My Cub Scout den was on a tour of the local television station, WSAZ, in Huntington, WV.  There was a row of 4 teletype machines in the front window where news came in.  As we were standing in front of them, a message was being typed out.  It said that the Supreme Court of the United States had decided the case of Brown v. Board of Education and that schools segregated by race were no longer legal in this country.  Our den mother, who was also my actual mother, had all of us read the message and told us that we were experiencing a turning point in history.  I don’t think at that age I understood much of the effect that this would have, but I was clearly told it was important and I have never forgotten that day.

Sixty years have passed.    The second and inferior school system in Huntington was dismantled. Substantial progress was made for people disfavored by race or by poverty during the first half of that period.  I didn’t contribute nearly as much to the process as I now wish I did. I assumed that it was the nature of the world for things to get better. I have always had what I call “a Pollyanna streak.” I barely noticed that the improvements came because a lot of people worked very hard and took great risks for them.

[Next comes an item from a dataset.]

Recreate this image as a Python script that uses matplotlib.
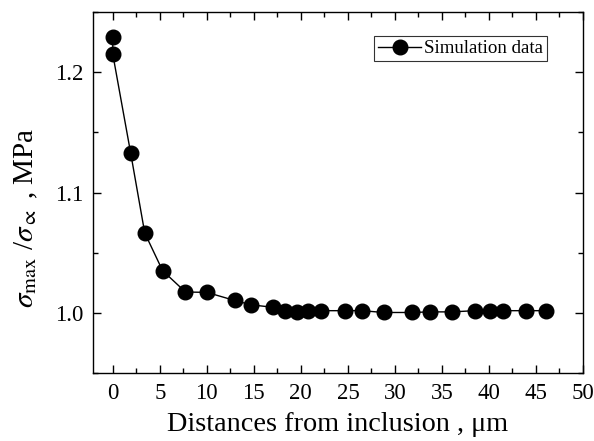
import matplotlib
matplotlib.use("Agg")
import matplotlib.pyplot as plt
from matplotlib.ticker import MultipleLocator

# distance from inclusion (um) and normalised max stress
distance = [0.0, 0.0, 1.9, 3.4, 5.3, 7.73, 10.0, 12.95, 14.67, 17.05, 18.33,
            19.55, 20.8, 22.16, 24.68, 26.5, 28.8, 31.8, 33.76, 36.1, 38.5,
            40.1, 41.5, 43.9, 46.1]
stress_ratio = [1.229, 1.215, 1.133, 1.0665, 1.0352, 1.0175, 1.0172, 1.0105,
                1.0069, 1.0048, 1.002, 1.0005, 1.002, 1.002, 1.002, 1.002,
                1.0005, 1.0005, 1.001, 1.001, 1.002, 1.002, 1.002, 1.002,
                1.002]

plt.rcParams['font.family'] = ['Liberation Serif', 'DejaVu Serif']
plt.rcParams['mathtext.fontset'] = 'stix'

fig = plt.figure(figsize=(5.94, 4.41), dpi=100)
ax = fig.add_axes([0.1566, 0.1535, 0.8249, 0.8193])

ax.plot(distance, stress_ratio, color='black', lw=1.0, marker='o',
        markersize=10.5, markerfacecolor='black', label='Simulation data')

ax.set_xlim(-2.1, 50)
ax.set_ylim(0.95, 1.25)
ax.xaxis.set_major_locator(MultipleLocator(5))
ax.xaxis.set_minor_locator(MultipleLocator(2.5))
ax.yaxis.set_major_locator(MultipleLocator(0.1))
ax.yaxis.set_minor_locator(MultipleLocator(0.05))
ax.tick_params(which='both', direction='in', top=True, right=True,
               width=1.0, labelsize=16.5, pad=7)
ax.tick_params(which='major', length=6)
ax.tick_params(which='minor', length=3.5)
for s in ax.spines.values():
    s.set_linewidth(1.0)

ax.set_xlabel('Distances from inclusion , \u03bcm', fontsize=20.3, labelpad=6)
ax.set_ylabel(r'$\sigma_{\rm max}$ /$\sigma_{\propto}$ , MPa', fontsize=21)
ax.yaxis.set_label_coords(-0.108, 0.43)

leg = ax.legend(loc='upper right', bbox_to_anchor=(0.9265, 0.9325),
                fontsize=13.6, frameon=True, fancybox=False, borderpad=0.2,
                handlelength=2.3, handletextpad=0.15, borderaxespad=0)
leg.get_frame().set_edgecolor('black')
leg.get_frame().set_linewidth(0.8)

fig.savefig('out.png', dpi=100)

Now we’ve had the second half of that sixty years.  And progress in the last three decades has has slowed to a crawl or maybe even reversed. Racism is all around us, even if the worst racists have learned to watch what they say; and a growing number of people lack hope in their economic future. Nevertheless, I still assume that my grandchildren are at the beginning of a new period with decades of the world becoming a better place for everyone.  This isn’t yet visible, but real turnarounds in history often aren’t until they’re well underway.